Research (and the common sense) suggests that there is a lot more to speaking than the ability to form grammatically correct sentences and then to pronounce them. It typically takes place in real time, with little time for detailed planning.
What mechanisms allow us to speak?
Spoken fluency requires the capacity to arrange a store of memorised lexical chunks.
Moreover, since the grammar of spoken language differs from the grammar of written language, the study of written grammar may not be the most efficient preparation for speaking.
Speaking is a skill and as such it needs to be developed independently.
In order to achieve any degree of fluency, some degree of automaticity is necessary. Automaticity allows speakers to focus their attention on the aspect of the speaking task that immediately requires it, whether t is planning or articulation.

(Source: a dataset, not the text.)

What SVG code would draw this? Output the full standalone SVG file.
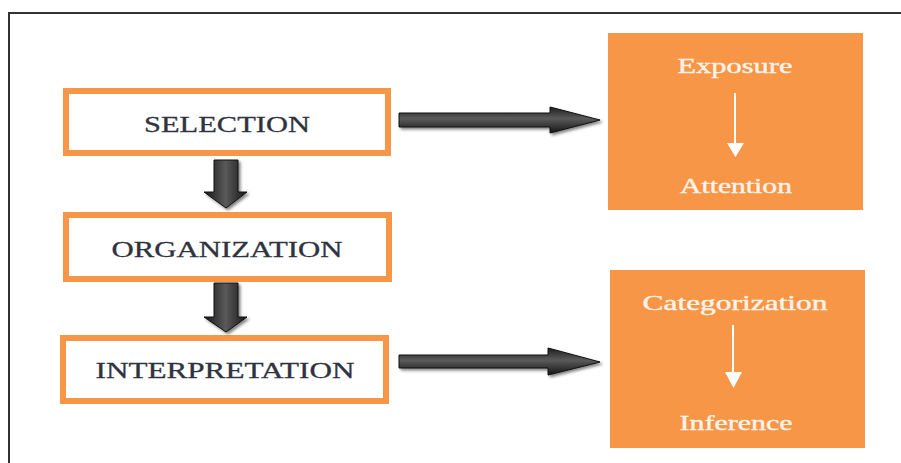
<svg xmlns="http://www.w3.org/2000/svg" width="901" height="463" viewBox="0 0 901 463">
<defs>
<linearGradient id="gh" x1="0" y1="0" x2="0" y2="1">
<stop offset="0" stop-color="#1e1e1e"/>
<stop offset="0.45" stop-color="#5a5a5a"/>
<stop offset="1" stop-color="#151515"/>
</linearGradient>
<linearGradient id="gv" x1="0" y1="0" x2="1" y2="0">
<stop offset="0" stop-color="#151515"/>
<stop offset="0.5" stop-color="#5a5a5a"/>
<stop offset="1" stop-color="#151515"/>
</linearGradient>
<filter id="sh" x="-20%" y="-30%" width="140%" height="160%">
<feGaussianBlur in="SourceAlpha" stdDeviation="1.5"/>
<feOffset dx="1.5" dy="2" result="b"/>
<feComponentTransfer><feFuncA type="linear" slope="0.5"/></feComponentTransfer>
<feMerge><feMergeNode/><feMergeNode in="SourceGraphic"/></feMerge>
</filter>
</defs>
<style>
.box{fill:#ffffff;stroke:#f79646;stroke-width:6}
.obox{fill:#f79646}
.lbl{font-family:"Liberation Serif","Times New Roman",serif;font-size:23px;fill:#2f3340;text-anchor:middle;stroke:#2f3340;stroke-width:0.3}
.wl{font-family:"Liberation Serif","Times New Roman",serif;font-size:21px;fill:#fdf3ea;text-anchor:middle;stroke:#fdf3ea;stroke-width:0.4}
.wa{stroke:#ffffff;stroke-width:2;fill:none}
.wh{fill:#ffffff}
</style>
<rect x="0" y="0" width="901" height="463" fill="#ffffff"/>
<rect x="9" y="13" width="900" height="470" fill="none" stroke="#333333" stroke-width="2"/>

<g id="selection">
<rect class="box" x="66" y="91" width="322" height="62"/>
<text class="lbl" x="227" y="132" textLength="166" lengthAdjust="spacingAndGlyphs">SELECTION</text>
</g>
<g id="organization">
<rect class="box" x="66" y="215" width="323" height="64"/>
<text class="lbl" x="227" y="257" textLength="231" lengthAdjust="spacingAndGlyphs">ORGANIZATION</text>
</g>
<g id="interpretation">
<rect class="box" x="63" y="338" width="323" height="63"/>
<text class="lbl" x="225" y="378" textLength="259" lengthAdjust="spacingAndGlyphs">INTERPRETATION</text>
</g>
<g id="exposure-attention">
<rect class="obox" x="608" y="33" width="255" height="177"/>
<text class="wl" x="735" y="73" textLength="115" lengthAdjust="spacingAndGlyphs">Exposure</text>
<line class="wa" x1="735" y1="93" x2="735" y2="145"/>
<polygon class="wh" points="727,143 744,143 735.5,157"/>
<text class="wl" x="736" y="193" textLength="112" lengthAdjust="spacingAndGlyphs">Attention</text>
</g>
<g id="categorization-inference">
<rect class="obox" x="610" y="270" width="255" height="178"/>
<text class="wl" x="735" y="310" textLength="185" lengthAdjust="spacingAndGlyphs">Categorization</text>
<line class="wa" x1="733" y1="325" x2="733" y2="374"/>
<polygon class="wh" points="725,372 742,372 733.5,388"/>
<text class="wl" x="736" y="430" textLength="113" lengthAdjust="spacingAndGlyphs">Inference</text>
</g>

<g id="connectors" filter="url(#sh)">
<polygon fill="url(#gh)" stroke="#111" stroke-width="1" points="399,113 550,113 550,107 600,120 550,133 550,127 399,127"/>
<polygon fill="url(#gh)" stroke="#111" stroke-width="1" points="399,355 548,355 548,348 600,362 548,375 548,368 399,368"/>
<polygon fill="url(#gv)" stroke="#111" stroke-width="1" points="214,160 238,160 238,192 247,192 226,208 204,192 214,192"/>
<polygon fill="url(#gv)" stroke="#111" stroke-width="1" points="214,283 238,283 238,317 247,317 226,332 204,317 214,317"/>
</g>
</svg>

Automaticity is partly achieved through the use of prefabricated chunks.
In this sense speaking is like any other skill such as driving or playing a musical instrument: the more practice you get, the more likely it is you will be able to chunk small units into larger ones.
Speaking skills require more than just that:
Turn taking:speakers should take turns to hold the floor
The skills by means of which it becomes possible are as follows:
- recognising the appropriate moment to get a turn - signalling the fact that you want to speak
- holding the floor while you have your turn
- recognising when other speakers are signalling their wish to speak
- yielding the turn
- signalling the fact that you are listening
Different types of speech events
Service encounters, such as buying goods, getting information, or requesting a service, are transactional speech events that follow a predictable script. Typically, the exchange begins with a greeting, followed by an offer, followed by a request and so on:
- Good morning
What would you like?
A dozen eggs, please.
An important factor that determines the character of a speech event is whether it is interactive or non-interactive.
A casual conversation between friends is a typical example of an interactive speech event. Monologues such as a television journalist’s live report or a university lecture are non-interactive.
A distinctions is also to be made between planned and unplanned speech. Certain speech genres such as public speeches and business presentations are typically planned, to the point that they might be completely scripted in advance. A phone conversation to ask about timetable information, while following a predictable sequence, is normally not planned in advance.
Researchers of transcribed speech have demonstrated that the 50 most frequent words in spoken English make up nearly 50% of all talk.
The word well occurs about nine times more often in speech than in writing!!!
Well is an example of a discourse marker which is very common in interaction. Spoken language also has a high proportion of words and expressions that express the speaker’s attitude to what is being said: probably, maybe, really, actually etc.
Speakers achieve fluency through the use of prefabricated chunks:
These are sequences of speech that are not assembled word by word but have been preassembled through repeated use and are now retrievable as single units.
Chunks are also known as lexical phrases, holophrases, formulaic language and prefabs. Of the different types of chunks the following are the most common:
collocations: densely populated, set the table
phrasal verbs: run out of, go on about
idioms, catchphrases and sayings: make ends meet, as cool as a cucumber
sentence frames: what really puzzles me is…
social formulas: have a nice day, mind your head
discourse markers:if you ask me, by the way
Native speakers employ over 2,500 words to cover 95% of their communicative needs. Learners can probably get by half that number, especially for the purposes of casual conversation.
Even the top 200 most common words will provide the learner with a lot of conversational mileage, since they include:
Using listening as a tool for teaching speaking
- Authentic and non-authentic recordings
- Scripted recording incorporated features of natural speech
- Soap operas, documentaries, extracts from the films, radio and TV programmes, game shows
- Activating background knowledge
It may help to establish the topic or the content of the event, brainstorming vocabulary, the teacher can introduce new items
- Checking gist
Playing the extract and asking general gist questions like: Who is talking to whom about what and why? Repeated listening may be necessary
- Checking details
The learners may be set further tasks e.g. a grid to fill, a mutliple choice questions to answer
- Listen and read stage
hand out the transcript, replay the recording while the students listen silently
- resolving doubts
the students are given the opportunity to ask about any doubts or problems they have about the text
- focus on language features
filling in the gaps exercises, spot the difference exercises
- Focus on speech acts, focus on discourse markers, focus on sociocultiral rules, on features of spoken grammar, on vocabulary, on the use of lexical chunks, stress and intonation
Live listening – listening to the teacher or guest speaker
The main advantage is a possibility to adjust the speech and interactive character
The teacher introduced the topic e.g. of his brother by showing a family photograph. Then he told the story using natural but uncomplicated language and occasionally stopped to check understanding (e.g. to explain a term). During the story he used a number of time and sequencing expressions (eventually, all of a sudden, to cut a long story short etc.) At the end of the story the students are invited to ask questions.